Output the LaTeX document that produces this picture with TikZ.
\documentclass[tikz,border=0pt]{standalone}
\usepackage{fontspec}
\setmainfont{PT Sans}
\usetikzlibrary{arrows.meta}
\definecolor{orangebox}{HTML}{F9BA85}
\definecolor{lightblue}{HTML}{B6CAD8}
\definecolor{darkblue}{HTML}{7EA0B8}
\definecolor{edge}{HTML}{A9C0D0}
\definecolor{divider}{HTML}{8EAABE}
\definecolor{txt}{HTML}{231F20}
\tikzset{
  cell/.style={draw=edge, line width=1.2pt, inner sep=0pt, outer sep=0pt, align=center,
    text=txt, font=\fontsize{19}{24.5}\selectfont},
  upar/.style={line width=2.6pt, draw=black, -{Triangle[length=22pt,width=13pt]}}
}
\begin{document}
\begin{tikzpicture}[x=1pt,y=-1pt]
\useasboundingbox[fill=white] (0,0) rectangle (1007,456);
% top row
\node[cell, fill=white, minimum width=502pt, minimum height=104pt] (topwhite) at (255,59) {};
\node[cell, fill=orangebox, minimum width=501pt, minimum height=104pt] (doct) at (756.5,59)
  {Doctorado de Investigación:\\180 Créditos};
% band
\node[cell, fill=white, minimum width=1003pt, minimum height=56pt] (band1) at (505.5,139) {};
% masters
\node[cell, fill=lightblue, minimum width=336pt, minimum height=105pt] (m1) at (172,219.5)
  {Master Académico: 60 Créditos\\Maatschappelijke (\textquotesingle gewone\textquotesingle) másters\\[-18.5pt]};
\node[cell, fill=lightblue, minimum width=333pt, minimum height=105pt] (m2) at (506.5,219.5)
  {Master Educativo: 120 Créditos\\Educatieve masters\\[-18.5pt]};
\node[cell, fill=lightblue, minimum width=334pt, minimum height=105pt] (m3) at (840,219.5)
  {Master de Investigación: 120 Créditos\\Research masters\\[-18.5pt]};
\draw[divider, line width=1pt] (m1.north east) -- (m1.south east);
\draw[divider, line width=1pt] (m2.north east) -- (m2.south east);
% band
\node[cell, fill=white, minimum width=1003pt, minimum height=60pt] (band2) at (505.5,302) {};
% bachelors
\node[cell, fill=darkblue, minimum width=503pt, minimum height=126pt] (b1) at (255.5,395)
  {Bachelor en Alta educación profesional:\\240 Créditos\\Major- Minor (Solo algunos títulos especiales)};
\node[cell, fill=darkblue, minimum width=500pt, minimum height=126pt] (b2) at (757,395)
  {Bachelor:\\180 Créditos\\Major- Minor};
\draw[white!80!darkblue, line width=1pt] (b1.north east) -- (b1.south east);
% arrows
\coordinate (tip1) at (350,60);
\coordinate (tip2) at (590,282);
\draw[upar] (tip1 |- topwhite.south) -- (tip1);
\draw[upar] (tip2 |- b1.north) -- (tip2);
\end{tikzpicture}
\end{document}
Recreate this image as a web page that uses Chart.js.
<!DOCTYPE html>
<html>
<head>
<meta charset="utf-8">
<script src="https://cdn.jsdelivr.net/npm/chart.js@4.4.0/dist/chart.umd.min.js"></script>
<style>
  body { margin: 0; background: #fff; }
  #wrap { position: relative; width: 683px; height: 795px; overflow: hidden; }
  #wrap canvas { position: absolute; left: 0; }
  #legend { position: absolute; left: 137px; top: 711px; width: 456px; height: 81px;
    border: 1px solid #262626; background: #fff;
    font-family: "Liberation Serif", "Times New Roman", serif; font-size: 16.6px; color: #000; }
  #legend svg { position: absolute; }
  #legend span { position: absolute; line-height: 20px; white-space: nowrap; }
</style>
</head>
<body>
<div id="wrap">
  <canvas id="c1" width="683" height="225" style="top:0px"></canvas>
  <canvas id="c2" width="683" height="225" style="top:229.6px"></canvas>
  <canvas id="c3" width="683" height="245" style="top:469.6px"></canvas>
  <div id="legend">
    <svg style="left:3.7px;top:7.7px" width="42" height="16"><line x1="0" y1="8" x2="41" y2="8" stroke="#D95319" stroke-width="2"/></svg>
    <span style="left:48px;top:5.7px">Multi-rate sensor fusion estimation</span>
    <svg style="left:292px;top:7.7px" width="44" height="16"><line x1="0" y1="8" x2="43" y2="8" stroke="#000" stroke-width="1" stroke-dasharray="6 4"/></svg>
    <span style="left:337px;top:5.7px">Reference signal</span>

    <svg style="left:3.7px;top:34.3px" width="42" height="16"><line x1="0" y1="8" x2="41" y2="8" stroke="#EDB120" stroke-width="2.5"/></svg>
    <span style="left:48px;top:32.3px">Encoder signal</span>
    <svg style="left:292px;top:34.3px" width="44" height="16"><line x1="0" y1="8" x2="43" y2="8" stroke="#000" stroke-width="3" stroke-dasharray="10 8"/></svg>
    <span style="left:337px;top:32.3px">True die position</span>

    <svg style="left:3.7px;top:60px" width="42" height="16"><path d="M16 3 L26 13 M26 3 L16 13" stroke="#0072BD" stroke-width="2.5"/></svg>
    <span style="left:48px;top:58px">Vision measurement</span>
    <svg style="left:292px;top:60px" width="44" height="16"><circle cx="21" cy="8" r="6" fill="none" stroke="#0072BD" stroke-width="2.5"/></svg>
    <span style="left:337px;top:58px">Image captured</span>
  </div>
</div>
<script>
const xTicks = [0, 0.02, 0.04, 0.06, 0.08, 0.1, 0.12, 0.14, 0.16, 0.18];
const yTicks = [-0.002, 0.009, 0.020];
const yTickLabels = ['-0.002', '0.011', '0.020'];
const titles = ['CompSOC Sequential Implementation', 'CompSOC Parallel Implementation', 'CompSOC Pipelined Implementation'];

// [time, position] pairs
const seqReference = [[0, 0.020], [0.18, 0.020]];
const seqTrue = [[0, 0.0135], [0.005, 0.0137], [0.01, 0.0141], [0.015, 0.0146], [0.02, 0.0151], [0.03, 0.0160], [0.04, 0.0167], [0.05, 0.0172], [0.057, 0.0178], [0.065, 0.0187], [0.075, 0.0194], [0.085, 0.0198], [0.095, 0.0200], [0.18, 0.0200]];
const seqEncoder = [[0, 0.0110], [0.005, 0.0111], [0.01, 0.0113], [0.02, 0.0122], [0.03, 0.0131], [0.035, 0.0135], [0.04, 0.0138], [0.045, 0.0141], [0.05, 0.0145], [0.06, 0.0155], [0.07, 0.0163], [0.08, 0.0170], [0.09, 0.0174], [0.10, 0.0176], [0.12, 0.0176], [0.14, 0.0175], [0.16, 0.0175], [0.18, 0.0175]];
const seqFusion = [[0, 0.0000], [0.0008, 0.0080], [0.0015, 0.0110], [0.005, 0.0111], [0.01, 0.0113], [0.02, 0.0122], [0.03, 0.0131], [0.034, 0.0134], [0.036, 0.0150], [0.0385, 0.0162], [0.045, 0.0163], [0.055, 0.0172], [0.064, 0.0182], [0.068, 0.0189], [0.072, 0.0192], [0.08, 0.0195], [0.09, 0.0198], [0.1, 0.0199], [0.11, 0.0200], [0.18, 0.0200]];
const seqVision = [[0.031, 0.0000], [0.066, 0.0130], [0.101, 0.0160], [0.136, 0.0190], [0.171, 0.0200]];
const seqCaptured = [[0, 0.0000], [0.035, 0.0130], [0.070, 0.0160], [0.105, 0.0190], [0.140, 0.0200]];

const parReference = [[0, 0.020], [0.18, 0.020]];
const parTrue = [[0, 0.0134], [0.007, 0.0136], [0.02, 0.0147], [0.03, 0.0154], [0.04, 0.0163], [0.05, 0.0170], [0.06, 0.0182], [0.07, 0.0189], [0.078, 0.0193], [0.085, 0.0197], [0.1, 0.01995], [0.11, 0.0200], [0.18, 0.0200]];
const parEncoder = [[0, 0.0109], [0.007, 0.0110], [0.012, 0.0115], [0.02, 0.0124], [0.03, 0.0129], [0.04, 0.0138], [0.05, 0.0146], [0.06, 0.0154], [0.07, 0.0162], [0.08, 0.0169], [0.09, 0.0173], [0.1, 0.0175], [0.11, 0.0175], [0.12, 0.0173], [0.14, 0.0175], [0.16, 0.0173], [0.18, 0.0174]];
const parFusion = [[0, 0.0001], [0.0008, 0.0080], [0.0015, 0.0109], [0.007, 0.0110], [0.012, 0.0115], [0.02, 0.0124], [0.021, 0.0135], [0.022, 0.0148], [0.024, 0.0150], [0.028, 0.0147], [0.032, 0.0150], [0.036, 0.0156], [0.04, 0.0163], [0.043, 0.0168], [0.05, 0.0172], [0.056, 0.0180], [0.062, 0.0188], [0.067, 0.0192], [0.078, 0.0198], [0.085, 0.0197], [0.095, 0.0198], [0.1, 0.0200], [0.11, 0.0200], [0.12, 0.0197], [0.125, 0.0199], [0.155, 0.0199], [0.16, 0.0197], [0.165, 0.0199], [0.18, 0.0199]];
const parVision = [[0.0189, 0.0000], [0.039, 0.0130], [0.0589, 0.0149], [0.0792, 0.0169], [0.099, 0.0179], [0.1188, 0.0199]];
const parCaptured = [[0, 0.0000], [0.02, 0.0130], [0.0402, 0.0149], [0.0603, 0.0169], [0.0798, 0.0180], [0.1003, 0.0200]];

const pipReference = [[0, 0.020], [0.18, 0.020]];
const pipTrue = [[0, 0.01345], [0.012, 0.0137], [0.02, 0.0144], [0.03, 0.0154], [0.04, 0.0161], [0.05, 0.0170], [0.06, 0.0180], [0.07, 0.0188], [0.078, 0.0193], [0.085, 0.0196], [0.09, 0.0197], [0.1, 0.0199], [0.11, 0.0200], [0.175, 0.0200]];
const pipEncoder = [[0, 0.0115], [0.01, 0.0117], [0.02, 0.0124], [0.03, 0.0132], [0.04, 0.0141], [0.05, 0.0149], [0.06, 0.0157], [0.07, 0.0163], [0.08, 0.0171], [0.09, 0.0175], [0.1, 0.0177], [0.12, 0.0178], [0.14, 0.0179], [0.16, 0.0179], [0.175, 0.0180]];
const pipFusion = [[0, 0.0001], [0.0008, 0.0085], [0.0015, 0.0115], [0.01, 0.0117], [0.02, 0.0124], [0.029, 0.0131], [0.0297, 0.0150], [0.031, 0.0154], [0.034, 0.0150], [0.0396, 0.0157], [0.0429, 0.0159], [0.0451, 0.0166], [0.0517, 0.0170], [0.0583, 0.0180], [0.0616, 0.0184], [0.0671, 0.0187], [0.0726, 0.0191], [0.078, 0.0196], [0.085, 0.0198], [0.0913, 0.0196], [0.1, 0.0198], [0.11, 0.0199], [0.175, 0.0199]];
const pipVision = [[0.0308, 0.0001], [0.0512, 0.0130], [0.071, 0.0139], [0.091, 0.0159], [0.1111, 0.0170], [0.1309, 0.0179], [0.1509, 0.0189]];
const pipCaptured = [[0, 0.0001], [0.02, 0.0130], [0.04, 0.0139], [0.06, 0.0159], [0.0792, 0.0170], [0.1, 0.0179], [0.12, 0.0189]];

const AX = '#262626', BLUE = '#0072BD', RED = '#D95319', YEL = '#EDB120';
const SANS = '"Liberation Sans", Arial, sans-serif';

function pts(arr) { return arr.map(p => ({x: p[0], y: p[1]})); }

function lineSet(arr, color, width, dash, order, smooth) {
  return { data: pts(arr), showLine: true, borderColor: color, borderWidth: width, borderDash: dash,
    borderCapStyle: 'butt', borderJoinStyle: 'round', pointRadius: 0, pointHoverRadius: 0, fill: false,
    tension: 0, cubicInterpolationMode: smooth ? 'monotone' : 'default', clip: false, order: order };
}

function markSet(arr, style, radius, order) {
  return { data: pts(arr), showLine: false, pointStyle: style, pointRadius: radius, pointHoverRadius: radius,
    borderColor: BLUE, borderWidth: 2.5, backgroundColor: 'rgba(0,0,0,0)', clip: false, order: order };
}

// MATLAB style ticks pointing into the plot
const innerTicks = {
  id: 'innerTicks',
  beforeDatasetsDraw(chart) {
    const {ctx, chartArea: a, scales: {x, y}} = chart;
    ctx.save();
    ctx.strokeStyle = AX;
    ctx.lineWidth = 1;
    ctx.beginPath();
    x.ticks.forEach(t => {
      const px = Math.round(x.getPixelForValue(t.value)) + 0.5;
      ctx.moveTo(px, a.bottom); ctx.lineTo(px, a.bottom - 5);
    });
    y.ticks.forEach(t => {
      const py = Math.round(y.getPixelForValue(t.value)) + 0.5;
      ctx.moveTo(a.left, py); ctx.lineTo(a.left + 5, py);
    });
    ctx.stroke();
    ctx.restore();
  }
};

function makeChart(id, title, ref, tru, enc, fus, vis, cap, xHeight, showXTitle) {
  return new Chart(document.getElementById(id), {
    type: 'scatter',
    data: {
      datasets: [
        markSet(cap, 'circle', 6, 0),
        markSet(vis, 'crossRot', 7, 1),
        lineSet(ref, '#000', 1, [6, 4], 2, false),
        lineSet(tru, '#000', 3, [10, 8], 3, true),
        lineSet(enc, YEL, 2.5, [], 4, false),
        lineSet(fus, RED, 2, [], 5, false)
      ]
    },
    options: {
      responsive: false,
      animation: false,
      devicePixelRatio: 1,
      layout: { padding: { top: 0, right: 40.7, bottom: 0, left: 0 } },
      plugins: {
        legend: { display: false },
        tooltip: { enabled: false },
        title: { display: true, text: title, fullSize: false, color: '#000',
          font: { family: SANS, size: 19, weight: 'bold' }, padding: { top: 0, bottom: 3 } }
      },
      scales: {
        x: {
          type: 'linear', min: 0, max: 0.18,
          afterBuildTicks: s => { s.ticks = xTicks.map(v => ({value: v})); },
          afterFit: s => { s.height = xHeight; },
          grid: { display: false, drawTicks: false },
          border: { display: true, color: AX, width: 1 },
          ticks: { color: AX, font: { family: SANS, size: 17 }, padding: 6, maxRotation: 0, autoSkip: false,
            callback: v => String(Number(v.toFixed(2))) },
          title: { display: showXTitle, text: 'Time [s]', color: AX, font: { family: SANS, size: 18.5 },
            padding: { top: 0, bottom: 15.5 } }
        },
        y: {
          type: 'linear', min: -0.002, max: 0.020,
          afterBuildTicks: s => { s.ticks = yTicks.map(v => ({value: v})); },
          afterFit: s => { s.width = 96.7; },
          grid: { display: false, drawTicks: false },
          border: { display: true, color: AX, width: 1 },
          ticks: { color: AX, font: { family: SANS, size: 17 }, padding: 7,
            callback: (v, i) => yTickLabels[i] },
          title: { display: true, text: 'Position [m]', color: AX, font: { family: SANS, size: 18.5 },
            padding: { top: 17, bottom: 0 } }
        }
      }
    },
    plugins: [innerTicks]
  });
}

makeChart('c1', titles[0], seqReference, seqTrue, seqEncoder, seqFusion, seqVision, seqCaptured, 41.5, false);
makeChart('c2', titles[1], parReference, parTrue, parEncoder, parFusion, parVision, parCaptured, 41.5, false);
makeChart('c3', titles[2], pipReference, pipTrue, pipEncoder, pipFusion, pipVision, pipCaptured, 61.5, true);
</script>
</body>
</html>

» Set exercise
Go through the data above and find the lines with the word "that". Copy each of those lines.

» The result
Output the LaTeX document that produces this picture with TikZ.
Recreate this image as a web page that uses Chart.js.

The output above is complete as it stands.